# WHAT YOU ARE ASKED TO DO:
Exact reproduction of the data is required, with images excluded.

# SOURCE MATERIAL:
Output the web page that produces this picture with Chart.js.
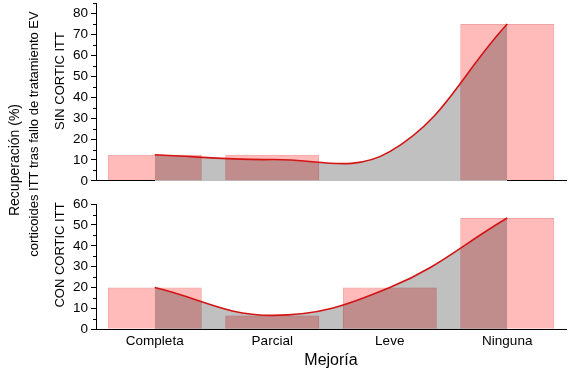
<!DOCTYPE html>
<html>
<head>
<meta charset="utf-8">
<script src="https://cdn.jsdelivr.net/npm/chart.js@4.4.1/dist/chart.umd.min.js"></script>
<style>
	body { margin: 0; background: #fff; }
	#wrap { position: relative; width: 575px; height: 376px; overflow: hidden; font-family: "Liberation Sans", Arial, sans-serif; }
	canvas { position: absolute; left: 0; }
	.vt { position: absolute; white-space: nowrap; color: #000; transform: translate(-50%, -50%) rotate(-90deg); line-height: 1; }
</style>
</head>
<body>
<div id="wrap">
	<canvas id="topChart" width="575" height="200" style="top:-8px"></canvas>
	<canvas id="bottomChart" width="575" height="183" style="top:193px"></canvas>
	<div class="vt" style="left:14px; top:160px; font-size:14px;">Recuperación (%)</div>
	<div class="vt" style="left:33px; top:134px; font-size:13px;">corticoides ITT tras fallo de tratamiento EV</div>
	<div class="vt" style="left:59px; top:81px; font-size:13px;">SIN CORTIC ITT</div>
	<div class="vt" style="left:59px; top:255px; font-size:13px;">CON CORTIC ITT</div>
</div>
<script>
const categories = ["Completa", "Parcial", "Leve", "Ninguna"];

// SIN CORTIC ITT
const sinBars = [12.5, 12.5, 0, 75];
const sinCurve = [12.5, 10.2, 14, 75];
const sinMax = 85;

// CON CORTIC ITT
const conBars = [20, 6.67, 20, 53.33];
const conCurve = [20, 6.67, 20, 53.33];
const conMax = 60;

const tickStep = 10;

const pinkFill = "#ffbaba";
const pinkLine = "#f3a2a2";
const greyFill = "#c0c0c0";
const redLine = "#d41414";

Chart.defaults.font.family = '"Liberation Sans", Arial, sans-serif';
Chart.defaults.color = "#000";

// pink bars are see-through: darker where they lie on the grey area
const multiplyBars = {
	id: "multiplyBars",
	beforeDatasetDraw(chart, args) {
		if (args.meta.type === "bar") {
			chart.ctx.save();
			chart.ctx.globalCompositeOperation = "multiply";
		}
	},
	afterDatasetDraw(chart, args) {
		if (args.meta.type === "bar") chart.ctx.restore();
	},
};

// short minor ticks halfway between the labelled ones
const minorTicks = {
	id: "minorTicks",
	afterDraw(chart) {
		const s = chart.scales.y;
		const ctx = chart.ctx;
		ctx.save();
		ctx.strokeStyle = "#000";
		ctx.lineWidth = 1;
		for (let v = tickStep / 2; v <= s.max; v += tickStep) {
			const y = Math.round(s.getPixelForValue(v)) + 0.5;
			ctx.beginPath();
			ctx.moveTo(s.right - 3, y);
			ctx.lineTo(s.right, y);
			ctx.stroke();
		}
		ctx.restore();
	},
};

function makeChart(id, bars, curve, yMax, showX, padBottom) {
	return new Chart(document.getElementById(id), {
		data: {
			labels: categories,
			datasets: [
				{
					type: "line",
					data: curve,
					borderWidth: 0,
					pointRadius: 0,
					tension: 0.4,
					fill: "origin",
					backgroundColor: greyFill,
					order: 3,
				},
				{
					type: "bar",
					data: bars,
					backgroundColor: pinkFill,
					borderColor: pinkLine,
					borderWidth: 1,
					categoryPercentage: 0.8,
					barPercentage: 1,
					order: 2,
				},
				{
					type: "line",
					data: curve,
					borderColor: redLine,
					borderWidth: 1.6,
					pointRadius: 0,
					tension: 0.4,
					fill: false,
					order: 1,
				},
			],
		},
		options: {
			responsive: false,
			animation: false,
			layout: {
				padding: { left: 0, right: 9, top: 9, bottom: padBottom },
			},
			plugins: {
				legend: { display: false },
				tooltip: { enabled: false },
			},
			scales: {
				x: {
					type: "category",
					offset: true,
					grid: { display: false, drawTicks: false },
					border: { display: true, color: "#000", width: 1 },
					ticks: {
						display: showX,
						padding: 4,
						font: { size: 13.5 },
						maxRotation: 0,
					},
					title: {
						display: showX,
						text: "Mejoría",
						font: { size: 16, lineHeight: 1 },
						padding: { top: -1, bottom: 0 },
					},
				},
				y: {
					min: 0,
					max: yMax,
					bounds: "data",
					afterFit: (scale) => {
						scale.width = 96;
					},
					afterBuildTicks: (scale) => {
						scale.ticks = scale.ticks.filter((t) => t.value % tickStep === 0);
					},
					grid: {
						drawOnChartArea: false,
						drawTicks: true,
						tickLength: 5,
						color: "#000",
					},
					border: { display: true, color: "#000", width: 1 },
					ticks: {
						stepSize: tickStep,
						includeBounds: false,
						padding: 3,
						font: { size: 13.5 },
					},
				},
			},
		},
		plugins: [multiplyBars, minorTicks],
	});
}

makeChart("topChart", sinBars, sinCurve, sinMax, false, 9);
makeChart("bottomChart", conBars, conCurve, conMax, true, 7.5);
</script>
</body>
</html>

# SOLUTION TO THE PROBLEM:
Output the web page that produces this picture with Chart.js.
<!DOCTYPE html>
<html>
<head>
<meta charset="utf-8">
<script src="https://cdn.jsdelivr.net/npm/chart.js@4.4.1/dist/chart.umd.min.js"></script>
<style>
	body { margin: 0; background: #fff; }
	#wrap { position: relative; width: 575px; height: 376px; overflow: hidden; font-family: "Liberation Sans", Arial, sans-serif; }
	canvas { position: absolute; left: 0; }
	.vt { position: absolute; white-space: nowrap; color: #000; transform: translate(-50%, -50%) rotate(-90deg); line-height: 1; }
</style>
</head>
<body>
<div id="wrap">
	<canvas id="topChart" width="575" height="200" style="top:-8px"></canvas>
	<canvas id="bottomChart" width="575" height="183" style="top:193px"></canvas>
	<div class="vt" style="left:14px; top:160px; font-size:14px;">Recuperación (%)</div>
	<div class="vt" style="left:33px; top:134px; font-size:13px;">corticoides ITT tras fallo de tratamiento EV</div>
	<div class="vt" style="left:59px; top:81px; font-size:13px;">SIN CORTIC ITT</div>
	<div class="vt" style="left:59px; top:255px; font-size:13px;">CON CORTIC ITT</div>
</div>
<script>
const categories = ["Completa", "Parcial", "Leve", "Ninguna"];

// SIN CORTIC ITT
const sinBars = [12.5, 12.5, 0, 75];
const sinCurve = [12.5, 10.2, 14, 75];
const sinMax = 85;

// CON CORTIC ITT
const conBars = [20, 6.67, 20, 53.33];
const conCurve = [20, 6.67, 20, 53.33];
const conMax = 60;

const tickStep = 10;

const pinkFill = "#ffbaba";
const pinkLine = "#f3a2a2";
const greyFill = "#c0c0c0";
const redLine = "#d41414";

Chart.defaults.font.family = '"Liberation Sans", Arial, sans-serif';
Chart.defaults.color = "#000";

// pink bars are see-through: darker where they lie on the grey area
const multiplyBars = {
	id: "multiplyBars",
	beforeDatasetDraw(chart, args) {
		if (args.meta.type === "bar") {
			chart.ctx.save();
			chart.ctx.globalCompositeOperation = "multiply";
		}
	},
	afterDatasetDraw(chart, args) {
		if (args.meta.type === "bar") chart.ctx.restore();
	},
};

// short minor ticks halfway between the labelled ones
const minorTicks = {
	id: "minorTicks",
	afterDraw(chart) {
		const s = chart.scales.y;
		const ctx = chart.ctx;
		ctx.save();
		ctx.strokeStyle = "#000";
		ctx.lineWidth = 1;
		for (let v = tickStep / 2; v <= s.max; v += tickStep) {
			const y = Math.round(s.getPixelForValue(v)) + 0.5;
			ctx.beginPath();
			ctx.moveTo(s.right - 3, y);
			ctx.lineTo(s.right, y);
			ctx.stroke();
		}
		ctx.restore();
	},
};

function makeChart(id, bars, curve, yMax, showX, padBottom) {
	return new Chart(document.getElementById(id), {
		data: {
			labels: categories,
			datasets: [
				{
					type: "line",
					data: curve,
					borderWidth: 0,
					pointRadius: 0,
					tension: 0.4,
					fill: "origin",
					backgroundColor: greyFill,
					order: 3,
				},
				{
					type: "bar",
					data: bars,
					backgroundColor: pinkFill,
					borderColor: pinkLine,
					borderWidth: 1,
					categoryPercentage: 0.8,
					barPercentage: 1,
					order: 2,
				},
				{
					type: "line",
					data: curve,
					borderColor: redLine,
					borderWidth: 1.6,
					pointRadius: 0,
					tension: 0.4,
					fill: false,
					order: 1,
				},
			],
		},
		options: {
			responsive: false,
			animation: false,
			layout: {
				padding: { left: 0, right: 9, top: 9, bottom: padBottom },
			},
			plugins: {
				legend: { display: false },
				tooltip: { enabled: false },
			},
			scales: {
				x: {
					type: "category",
					offset: true,
					grid: { display: false, drawTicks: false },
					border: { display: true, color: "#000", width: 1 },
					ticks: {
						display: showX,
						padding: 4,
						font: { size: 13.5 },
						maxRotation: 0,
					},
					title: {
						display: showX,
						text: "Mejoría",
						font: { size: 16, lineHeight: 1 },
						padding: { top: -1, bottom: 0 },
					},
				},
				y: {
					min: 0,
					max: yMax,
					bounds: "data",
					afterFit: (scale) => {
						scale.width = 96;
					},
					afterBuildTicks: (scale) => {
						scale.ticks = scale.ticks.filter((t) => t.value % tickStep === 0);
					},
					grid: {
						drawOnChartArea: false,
						drawTicks: true,
						tickLength: 5,
						color: "#000",
					},
					border: { display: true, color: "#000", width: 1 },
					ticks: {
						stepSize: tickStep,
						includeBounds: false,
						padding: 3,
						font: { size: 13.5 },
					},
				},
			},
		},
		plugins: [multiplyBars, minorTicks],
	});
}

makeChart("topChart", sinBars, sinCurve, sinMax, false, 9);
makeChart("bottomChart", conBars, conCurve, conMax, true, 7.5);
</script>
</body>
</html>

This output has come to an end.